==== Collected data ====
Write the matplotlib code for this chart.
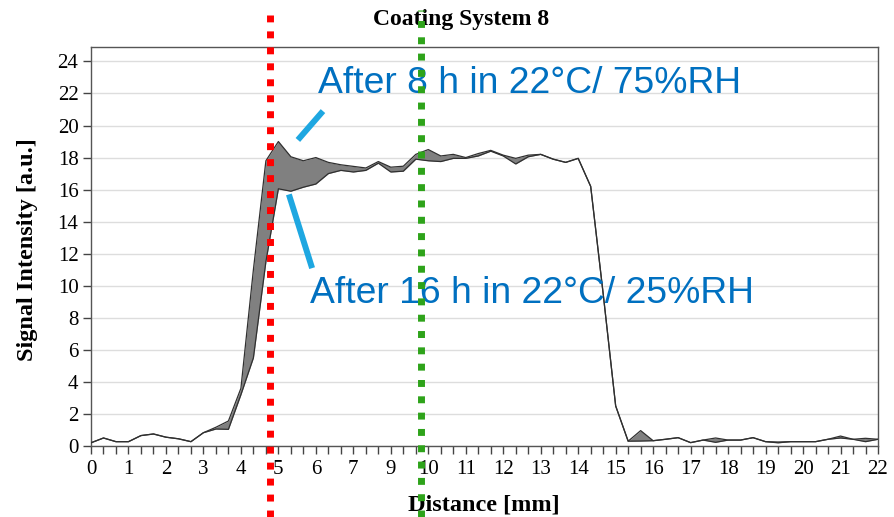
import matplotlib
matplotlib.use('Agg')
import matplotlib.pyplot as plt
from matplotlib.lines import Line2D
import numpy as np

# signal profiles, sampled every 1/3 of a tick interval
after_8h = [0.2, 0.5, 0.27, 0.27, 0.65, 0.75, 0.55, 0.45, 0.27, 0.83,
            1.17, 1.56, 3.6, 11.0, 17.8, 19.0, 18.05, 17.8, 18.0, 17.7,
            17.55, 17.45, 17.35, 17.75, 17.4, 17.46, 18.2, 18.5, 18.1, 18.2,
            18.0, 18.25, 18.45, 18.15, 17.95, 18.15, 18.2, 17.9, 17.7, 17.95,
            16.2, 9.5, 2.5, 0.3, 0.96, 0.33, 0.42, 0.52, 0.21, 0.37,
            0.5, 0.37, 0.37, 0.52, 0.27, 0.25, 0.27, 0.27, 0.27, 0.42,
            0.62, 0.42, 0.48, 0.42]
after_16h = [0.2, 0.5, 0.27, 0.27, 0.65, 0.75, 0.55, 0.45, 0.27, 0.83,
             1.06, 1.04, 3.2, 5.5, 11.5, 16.05, 15.9, 16.15, 16.35, 17.0,
             17.2, 17.1, 17.2, 17.65, 17.1, 17.15, 17.9, 17.8, 17.75, 17.95,
             17.95, 18.1, 18.4, 18.1, 17.6, 18.05, 18.2, 17.9, 17.7, 17.95,
             16.2, 9.5, 2.5, 0.3, 0.31, 0.33, 0.42, 0.52, 0.21, 0.37,
             0.23, 0.37, 0.37, 0.52, 0.27, 0.2, 0.27, 0.27, 0.27, 0.42,
             0.5, 0.42, 0.27, 0.42]
# the original axis skips "8"
tick_labels = ['0', '1', '2', '3', '4', '5', '6', '7', '9', '10', '11',
               '12', '13', '14', '15', '16', '17', '18', '19', '20', '21', '22']
y_ticks = list(range(0, 25, 2))

dist = np.arange(len(after_8h)) / 3.0

serif = 'Liberation Serif'
sans = 'Liberation Sans'
blue_txt = '#0070c0'
blue_line = '#1ea7e1'

fig = plt.figure(figsize=(8.95, 5.17), dpi=100)
ax = fig.add_axes([91 / 895, 71 / 517, 787 / 895, 399 / 517])

ax.fill_between(dist, after_16h, after_8h, color='#808080', lw=0, zorder=2)
ax.plot(dist, after_8h, color='#303030', lw=0.9, zorder=3)
ax.plot(dist, after_16h, color='#303030', lw=0.9, zorder=3)

ax.set_xlim(0, 21)
ax.set_ylim(0, 24.9)
ax.set_xticks(range(len(tick_labels)))
ax.set_xticklabels(tick_labels)
ax.set_xticks(np.arange(0, 21.01, 1 / 3), minor=True)
ax.set_yticks(y_ticks)
ax.grid(axis='y', color='#dddddd', lw=1)
ax.set_axisbelow(True)
for s in ax.spines.values():
    s.set_color('#555555')
    s.set_linewidth(1)
ax.tick_params(which='both', direction='out', length=6, width=1, color='#444444')
ax.tick_params(axis='x', pad=4)
ax.tick_params(axis='y', pad=3)
for lab in ax.get_xticklabels() + ax.get_yticklabels():
    lab.set_family(serif)
    lab.set_fontsize(15)

fig.text(461 / 895, 1 - 19 / 517, 'Coating System 8', family=serif,
         fontweight='bold', fontsize=17, ha='center', va='center')
fig.text(484 / 895, 1 - 505 / 517, 'Distance [mm]', family=serif,
         fontweight='bold', fontsize=17.5, ha='center', va='center')
fig.text(28 / 895, 1 - 250 / 517, 'Signal Intensity [a.u.]', family=serif,
         fontweight='bold', fontsize=17.5, ha='center', va='center', rotation=90)

# callouts
ax.text(6.06, 22.06, 'After 8 h in 22°C/ 75%RH', family=sans, fontsize=26.8,
        color=blue_txt, va='baseline', ha='left', zorder=5)
ax.text(5.84, 8.94, 'After 16 h in 22°C/ 25%RH', family=sans, fontsize=26.8,
        color=blue_txt, va='baseline', ha='left', zorder=5)
ax.plot([5.52, 6.19], [19.1, 20.9], color=blue_line, lw=4.3,
        solid_capstyle='butt', zorder=6, clip_on=False)
ax.plot([5.28, 5.9], [15.7, 11.1], color=blue_line, lw=4.3,
        solid_capstyle='butt', zorder=6, clip_on=False)

# dotted markers over everything
fig.add_artist(Line2D([270 / 895, 270 / 895], [0, 1 - 15 / 517], color='#ff0000',
                      lw=5, linestyle=(0, (1.0, 1.3)), zorder=10))
fig.add_artist(Line2D([421 / 895, 421 / 895], [0, 1 - 10 / 517], color='#2ea31a',
                      lw=5, linestyle=(0, (1.0, 1.35)), zorder=10))

fig.savefig('out.png', dpi=100)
====
§ To do
Write out nothing but the lines from the start of the data through the line with "import numpy as np". Leave out the pictures.

§ Task result
Write the matplotlib code for this chart.
import matplotlib
matplotlib.use('Agg')
import matplotlib.pyplot as plt
from matplotlib.lines import Line2D
import numpy as np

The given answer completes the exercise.